--- The exercise ---
Can you set down, exactly as they appear below, the lines from the opening of the material through the one bearing "0.0737, 0.0758, 0.0782]", minus the pictures?

--- Source data ---
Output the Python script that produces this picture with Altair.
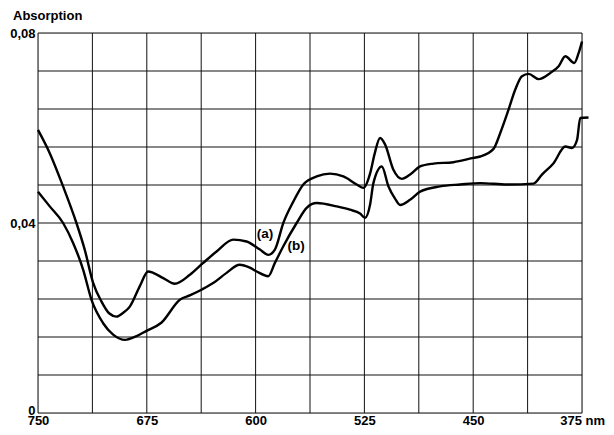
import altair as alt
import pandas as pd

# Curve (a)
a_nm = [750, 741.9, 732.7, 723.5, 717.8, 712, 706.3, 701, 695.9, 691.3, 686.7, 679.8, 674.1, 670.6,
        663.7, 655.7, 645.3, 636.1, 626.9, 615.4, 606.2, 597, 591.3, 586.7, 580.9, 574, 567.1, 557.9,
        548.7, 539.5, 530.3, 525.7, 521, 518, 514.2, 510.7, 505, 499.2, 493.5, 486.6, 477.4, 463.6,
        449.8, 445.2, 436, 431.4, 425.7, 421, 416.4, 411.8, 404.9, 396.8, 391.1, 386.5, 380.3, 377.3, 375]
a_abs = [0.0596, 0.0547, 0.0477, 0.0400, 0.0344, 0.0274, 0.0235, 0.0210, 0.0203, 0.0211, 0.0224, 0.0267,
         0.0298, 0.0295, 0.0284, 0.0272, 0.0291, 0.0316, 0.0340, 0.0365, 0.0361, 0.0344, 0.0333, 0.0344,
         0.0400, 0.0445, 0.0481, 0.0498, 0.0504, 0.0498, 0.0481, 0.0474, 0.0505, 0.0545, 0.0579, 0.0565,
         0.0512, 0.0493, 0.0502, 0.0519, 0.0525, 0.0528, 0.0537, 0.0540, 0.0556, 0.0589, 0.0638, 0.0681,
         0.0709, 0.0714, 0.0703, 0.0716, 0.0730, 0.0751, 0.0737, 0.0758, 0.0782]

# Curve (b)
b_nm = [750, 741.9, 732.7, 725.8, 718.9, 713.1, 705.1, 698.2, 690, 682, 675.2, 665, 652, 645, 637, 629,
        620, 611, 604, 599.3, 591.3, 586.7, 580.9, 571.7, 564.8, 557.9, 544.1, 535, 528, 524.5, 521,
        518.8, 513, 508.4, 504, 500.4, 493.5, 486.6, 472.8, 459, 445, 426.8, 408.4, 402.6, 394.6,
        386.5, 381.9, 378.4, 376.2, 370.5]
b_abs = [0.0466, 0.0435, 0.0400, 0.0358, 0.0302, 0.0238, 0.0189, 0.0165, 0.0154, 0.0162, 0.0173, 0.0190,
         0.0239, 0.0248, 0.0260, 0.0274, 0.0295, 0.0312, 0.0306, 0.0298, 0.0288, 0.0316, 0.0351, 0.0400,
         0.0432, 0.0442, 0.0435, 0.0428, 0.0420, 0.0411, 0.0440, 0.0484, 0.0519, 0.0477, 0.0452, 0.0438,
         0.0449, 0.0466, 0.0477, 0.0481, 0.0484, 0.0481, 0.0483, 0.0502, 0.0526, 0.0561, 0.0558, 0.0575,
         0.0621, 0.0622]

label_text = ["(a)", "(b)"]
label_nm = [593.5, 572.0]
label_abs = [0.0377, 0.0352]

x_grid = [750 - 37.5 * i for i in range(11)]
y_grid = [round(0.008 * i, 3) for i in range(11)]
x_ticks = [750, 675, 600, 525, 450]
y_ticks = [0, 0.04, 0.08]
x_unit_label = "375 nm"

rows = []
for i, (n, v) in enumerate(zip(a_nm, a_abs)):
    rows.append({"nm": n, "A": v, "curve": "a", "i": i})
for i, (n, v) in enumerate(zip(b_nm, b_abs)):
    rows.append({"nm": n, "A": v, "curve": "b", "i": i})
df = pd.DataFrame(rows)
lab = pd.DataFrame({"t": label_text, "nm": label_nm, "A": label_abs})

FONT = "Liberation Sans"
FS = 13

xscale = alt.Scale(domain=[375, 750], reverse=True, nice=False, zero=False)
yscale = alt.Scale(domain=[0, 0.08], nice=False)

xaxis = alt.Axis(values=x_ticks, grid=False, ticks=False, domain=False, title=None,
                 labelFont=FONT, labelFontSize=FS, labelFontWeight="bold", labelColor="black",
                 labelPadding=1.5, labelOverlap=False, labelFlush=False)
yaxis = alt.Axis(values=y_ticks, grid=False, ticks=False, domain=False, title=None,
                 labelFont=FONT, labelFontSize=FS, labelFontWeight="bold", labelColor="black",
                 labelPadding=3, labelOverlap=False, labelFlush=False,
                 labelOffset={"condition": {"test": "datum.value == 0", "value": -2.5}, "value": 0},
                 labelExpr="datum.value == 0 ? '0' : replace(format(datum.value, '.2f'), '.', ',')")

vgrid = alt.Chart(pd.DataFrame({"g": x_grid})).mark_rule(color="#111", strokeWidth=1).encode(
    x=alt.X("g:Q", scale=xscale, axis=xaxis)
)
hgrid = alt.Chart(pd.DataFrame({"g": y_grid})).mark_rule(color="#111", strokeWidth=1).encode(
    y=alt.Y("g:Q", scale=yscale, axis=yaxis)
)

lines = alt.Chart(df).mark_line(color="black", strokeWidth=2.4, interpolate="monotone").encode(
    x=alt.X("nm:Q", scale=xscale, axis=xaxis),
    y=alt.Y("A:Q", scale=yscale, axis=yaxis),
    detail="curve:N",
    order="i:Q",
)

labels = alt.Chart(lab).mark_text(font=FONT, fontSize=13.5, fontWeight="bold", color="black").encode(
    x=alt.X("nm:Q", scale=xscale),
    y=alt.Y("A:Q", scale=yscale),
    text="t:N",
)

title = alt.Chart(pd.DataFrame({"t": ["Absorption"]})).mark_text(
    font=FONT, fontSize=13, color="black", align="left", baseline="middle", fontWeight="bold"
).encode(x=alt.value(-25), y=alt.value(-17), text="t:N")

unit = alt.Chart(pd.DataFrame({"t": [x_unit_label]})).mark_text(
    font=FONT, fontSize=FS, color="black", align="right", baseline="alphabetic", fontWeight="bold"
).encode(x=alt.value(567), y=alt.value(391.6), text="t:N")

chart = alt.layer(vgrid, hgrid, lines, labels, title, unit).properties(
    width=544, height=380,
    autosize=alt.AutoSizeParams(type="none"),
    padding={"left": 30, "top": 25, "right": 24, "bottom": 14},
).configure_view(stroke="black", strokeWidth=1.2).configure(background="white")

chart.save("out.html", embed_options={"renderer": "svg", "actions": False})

--- Task answer ---
Output the Python script that produces this picture with Altair.
import altair as alt
import pandas as pd

# Curve (a)
a_nm = [750, 741.9, 732.7, 723.5, 717.8, 712, 706.3, 701, 695.9, 691.3, 686.7, 679.8, 674.1, 670.6,
        663.7, 655.7, 645.3, 636.1, 626.9, 615.4, 606.2, 597, 591.3, 586.7, 580.9, 574, 567.1, 557.9,
        548.7, 539.5, 530.3, 525.7, 521, 518, 514.2, 510.7, 505, 499.2, 493.5, 486.6, 477.4, 463.6,
        449.8, 445.2, 436, 431.4, 425.7, 421, 416.4, 411.8, 404.9, 396.8, 391.1, 386.5, 380.3, 377.3, 375]
a_abs = [0.0596, 0.0547, 0.0477, 0.0400, 0.0344, 0.0274, 0.0235, 0.0210, 0.0203, 0.0211, 0.0224, 0.0267,
         0.0298, 0.0295, 0.0284, 0.0272, 0.0291, 0.0316, 0.0340, 0.0365, 0.0361, 0.0344, 0.0333, 0.0344,
         0.0400, 0.0445, 0.0481, 0.0498, 0.0504, 0.0498, 0.0481, 0.0474, 0.0505, 0.0545, 0.0579, 0.0565,
         0.0512, 0.0493, 0.0502, 0.0519, 0.0525, 0.0528, 0.0537, 0.0540, 0.0556, 0.0589, 0.0638, 0.0681,
         0.0709, 0.0714, 0.0703, 0.0716, 0.0730, 0.0751, 0.0737, 0.0758, 0.0782]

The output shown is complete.